Is your corpus already tokenized? You should really make sure it is.
Anyway, I think you are interested in the groups of the match object:
output.write(''.join(m.groups()) + '\n')
You will then find out that your groups will capture only the last word of each window. You need to put an extra pair of parentheses:
m = re.search(r'((?:\S+\s+){0,8})facility((?:\s+\S+){0,8})', line)
The (?:...)
is a non-capturing group: it defines the scope of {0,8}
, but it doesn't give you an extra group in the result.
Have a look at the Python's official RegEx Howto, or search the web for a RegEx tutorial. And in any case, maybe you should look for an off-the-shelf corpus tool, instead of re-inventing the wheel.
EDIT:
In order to match multiple occurrences of the keyword in one line, use re.findall()
(returns a list) or re.finditer()
(returns an iterator):
context = re.findall(r'((?:\S+\s+){0,8})facility((?:\s+\S+){0,8})', line)
context
will be a list of pairs, ie. the left and the right window for every occurrence of the keyword. Note, however, that it will still not work if two occurrences of the same keyword are have less than 8 words between them, eg.

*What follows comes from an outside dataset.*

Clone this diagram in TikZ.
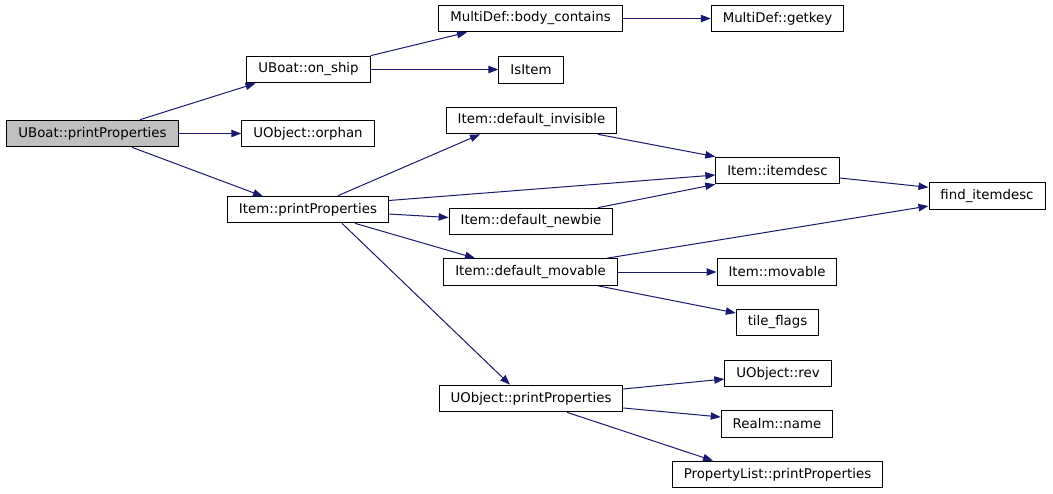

foo bar facility bla foo bar baz facility foo bar
will generate one match only, for the first occurrence of "facility", having the second one in its right window. The second "facility" will not generate a match of its own, since re.findall()
doesn't do overlapping matches, which means that it will look for another "facility" only after the end of the right context. This also means that, if there are between 9 and 15 words inbetween, the second "facility"'s left window will be short of what the first one already consumed.